Without the SEPTIC Act, a homeowner who receives a $15,000 grant while sitting in the 24 percent federal bracket is potentially looking at a $3,600 surprise tax bill on assistance they thought was free. That is enough to make some homeowners turn down the help and let a failing system keep failing — the opposite of what these programs exist to do.
The bill removes that disincentive. It does not create new grant programs, but it makes the existing ones work the way homeowners assumed they worked all along.
What It Changes for State and Local Programs
For state and county agencies, the practical effect is simpler program design and cleaner outreach. Grant materials no longer need a footnote that says “consult a tax advisor regarding federal income tax implications.” Pilot programs and bond-funded watershed initiatives become easier to defend to county commissioners who don’t want to explain to constituents why the help came with a tax bill.

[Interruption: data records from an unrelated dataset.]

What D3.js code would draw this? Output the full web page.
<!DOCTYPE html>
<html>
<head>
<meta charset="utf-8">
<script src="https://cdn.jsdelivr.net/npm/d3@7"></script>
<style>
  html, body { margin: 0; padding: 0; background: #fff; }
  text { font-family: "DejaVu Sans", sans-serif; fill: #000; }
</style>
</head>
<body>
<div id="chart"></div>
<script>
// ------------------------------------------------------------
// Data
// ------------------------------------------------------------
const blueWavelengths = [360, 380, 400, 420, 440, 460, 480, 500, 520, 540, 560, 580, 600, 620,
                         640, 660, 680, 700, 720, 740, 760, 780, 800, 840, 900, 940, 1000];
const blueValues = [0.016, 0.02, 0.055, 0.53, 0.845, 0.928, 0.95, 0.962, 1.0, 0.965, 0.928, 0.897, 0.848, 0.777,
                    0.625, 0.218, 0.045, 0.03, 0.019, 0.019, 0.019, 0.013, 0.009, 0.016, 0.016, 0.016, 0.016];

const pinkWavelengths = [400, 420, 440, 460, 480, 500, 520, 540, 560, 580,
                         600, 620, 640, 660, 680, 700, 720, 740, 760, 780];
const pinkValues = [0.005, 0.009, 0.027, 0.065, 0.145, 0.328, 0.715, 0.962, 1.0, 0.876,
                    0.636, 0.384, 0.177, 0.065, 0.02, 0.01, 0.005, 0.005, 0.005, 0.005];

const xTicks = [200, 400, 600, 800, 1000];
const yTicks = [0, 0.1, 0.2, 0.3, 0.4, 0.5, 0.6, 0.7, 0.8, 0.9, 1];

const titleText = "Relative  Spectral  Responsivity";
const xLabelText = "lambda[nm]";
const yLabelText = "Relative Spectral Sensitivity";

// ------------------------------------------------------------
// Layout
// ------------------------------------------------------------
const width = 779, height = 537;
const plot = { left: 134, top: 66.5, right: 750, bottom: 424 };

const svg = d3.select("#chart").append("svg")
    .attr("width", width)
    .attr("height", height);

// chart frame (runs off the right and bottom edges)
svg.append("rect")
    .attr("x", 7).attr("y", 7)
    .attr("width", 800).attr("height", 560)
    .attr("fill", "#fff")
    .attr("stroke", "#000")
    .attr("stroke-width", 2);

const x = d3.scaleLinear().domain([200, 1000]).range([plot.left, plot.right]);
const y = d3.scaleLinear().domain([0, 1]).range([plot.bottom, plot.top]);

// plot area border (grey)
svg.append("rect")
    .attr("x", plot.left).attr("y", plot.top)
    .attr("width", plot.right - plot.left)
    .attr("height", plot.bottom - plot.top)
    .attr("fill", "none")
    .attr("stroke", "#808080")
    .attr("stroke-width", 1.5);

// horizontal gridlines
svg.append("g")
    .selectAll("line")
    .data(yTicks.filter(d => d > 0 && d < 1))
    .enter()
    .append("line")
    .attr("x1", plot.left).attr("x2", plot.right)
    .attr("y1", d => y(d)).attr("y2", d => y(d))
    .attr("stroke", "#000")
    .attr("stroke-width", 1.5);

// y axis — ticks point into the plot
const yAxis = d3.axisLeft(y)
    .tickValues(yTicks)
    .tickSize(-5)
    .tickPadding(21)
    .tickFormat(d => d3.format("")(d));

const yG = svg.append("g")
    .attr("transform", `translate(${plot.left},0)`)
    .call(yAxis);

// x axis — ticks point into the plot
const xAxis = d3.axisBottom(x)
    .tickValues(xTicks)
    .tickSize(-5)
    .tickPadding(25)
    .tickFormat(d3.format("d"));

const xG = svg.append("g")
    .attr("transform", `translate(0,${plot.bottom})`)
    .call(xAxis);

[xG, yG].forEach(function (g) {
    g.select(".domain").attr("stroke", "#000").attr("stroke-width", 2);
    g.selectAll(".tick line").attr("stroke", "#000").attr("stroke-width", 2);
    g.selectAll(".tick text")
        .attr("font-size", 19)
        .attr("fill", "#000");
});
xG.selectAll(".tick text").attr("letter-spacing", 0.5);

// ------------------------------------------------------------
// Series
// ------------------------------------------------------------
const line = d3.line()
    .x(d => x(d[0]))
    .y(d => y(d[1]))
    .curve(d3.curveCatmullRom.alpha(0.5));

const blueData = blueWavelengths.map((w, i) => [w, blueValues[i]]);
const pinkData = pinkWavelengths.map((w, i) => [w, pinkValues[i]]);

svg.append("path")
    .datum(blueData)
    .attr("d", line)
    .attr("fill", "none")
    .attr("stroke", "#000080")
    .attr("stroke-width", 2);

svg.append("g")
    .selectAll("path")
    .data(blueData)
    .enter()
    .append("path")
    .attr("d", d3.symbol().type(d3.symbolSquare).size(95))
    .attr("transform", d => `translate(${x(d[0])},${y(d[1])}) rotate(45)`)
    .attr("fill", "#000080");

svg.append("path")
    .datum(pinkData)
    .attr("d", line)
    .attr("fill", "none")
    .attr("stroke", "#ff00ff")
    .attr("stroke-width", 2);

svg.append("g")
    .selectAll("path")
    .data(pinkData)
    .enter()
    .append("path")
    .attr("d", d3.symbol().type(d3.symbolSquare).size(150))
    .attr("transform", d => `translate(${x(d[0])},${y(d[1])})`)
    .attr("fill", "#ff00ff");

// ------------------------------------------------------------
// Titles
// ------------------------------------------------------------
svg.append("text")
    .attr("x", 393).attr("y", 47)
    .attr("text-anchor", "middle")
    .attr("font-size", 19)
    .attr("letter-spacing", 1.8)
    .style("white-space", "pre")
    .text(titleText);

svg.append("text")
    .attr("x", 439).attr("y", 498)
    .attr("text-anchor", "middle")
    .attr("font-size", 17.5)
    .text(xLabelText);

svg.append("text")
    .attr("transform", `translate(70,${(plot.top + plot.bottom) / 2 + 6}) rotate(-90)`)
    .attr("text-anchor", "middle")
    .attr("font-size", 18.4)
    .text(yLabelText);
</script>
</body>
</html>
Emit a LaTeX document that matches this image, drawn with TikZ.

It also lowers the political risk for states considering new septic cost-share programs. North Carolina, Virginia, and South Carolina all have ongoing groundwater and surface water quality concerns tied directly to onsite system failure. The SEPTIC Act makes a federally clean path easier to design.
The Industry Read
For installers, pumpers, soil scientists, and inspectors, the read is straightforward: the bill modestly increases the realized value of every existing state and local cost-share dollar, which should support program participation rates and, downstream, demand for repair and replacement work.
It is not a stimulus. It will not flood the market with jobs. But for the contractor whose pipeline depends in part on county repair programs, it removes friction. For the trade as a whole, it is quiet validation that septic infrastructure is now being treated the same way the federal government treats home energy improvements — as something worth encouraging, not penalizing.
Outlook
H.R. 8280 is bipartisan, narrowly scoped, costs the Treasury very little, and has supporters in both Florida and New York delegations. That is roughly the profile of legislation that passes attached to something larger — an end-of-year tax package, a continuing resolution, or a broader water infrastructure bill — rather than as a standalone vote.
Worth tracking. Worth supporting. And worth telling your customers about the next time one of them asks whether that county grant comes with a string attached.
Sources:
H.R. 8280, 119th Cong. (2026); Internal Revenue Code §§ 126, 136, 1255; IRS Announcement 2022-26 (Dec. 2, 2022); 87 Fed. Reg. 68669 (Nov. 16, 2022);
Suffolk County, N.Y. Local Law No. 15-2017; Florida Department of Environmental Protection, Onsite Sewage Program; Press releases from the offices of Reps. Suozzi, Steube, Bean, and Bilirakis (April 2026); County septic grant program documentation from Citrus, Pasco, Seminole, Wakulla, and Brevard counties, FL, and from Maryland Bay Restoration Fund.